Acetalization of Alkyl Alcohols with Benzaldehyde over Cesium Phosphomolybdovanadate Salts

Abstract

In this work, vanadium-substituted cesium phosphomolybdate salts with general formulae Cs3+nPMo12−nVnO40 (n = 0, 1, 2, and 3) were synthesized and evaluated in the acetalization of benzaldehyde with alkyl alcohols. All the catalysts were characterized through Raman, infrared, and ultraviolet–visible spectroscopies, powder X-ray diffraction patterns, isotherms of N2 desorption/adsorption, and measurements of acidity strength. The catalytic activity of cesium phosphomolybdovanadate salts was evaluated in the acetalization reactions of benzaldehyde with alkyl alcohols. Among the salts tested, the Cs4PMo11V1O40 was the most active and selective catalyst in the conversion of benzaldehyde to methyl benzyl acetal and benzoic acid, which was obtained without the use of an oxidant agent. The impact of the main reaction parameters on the conversion and selectivity was evaluated by varying the content of vanadium per heteropolyanion, catalyst load, temperature, and alkyl alcohols.

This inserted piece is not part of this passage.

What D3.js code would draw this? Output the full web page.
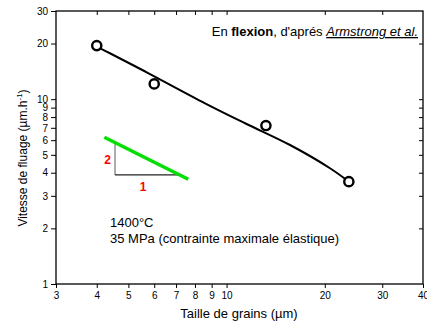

The greatest activity of the Cs4PMo11V1O40 salt was assigned to the highest Brønsted acidity strength, as demonstrated by the acidity measurements and analysis of their surface properties. This solid catalyst has advantages over traditional liquid homogenous catalysts, such as low corrosiveness, a minimum generation of residues and effluents, and easy recovery/reuse. In addition, its synthesis route is easier and quicker than solid-supported catalysts and comprises a potential alternative route to synthesize acetals.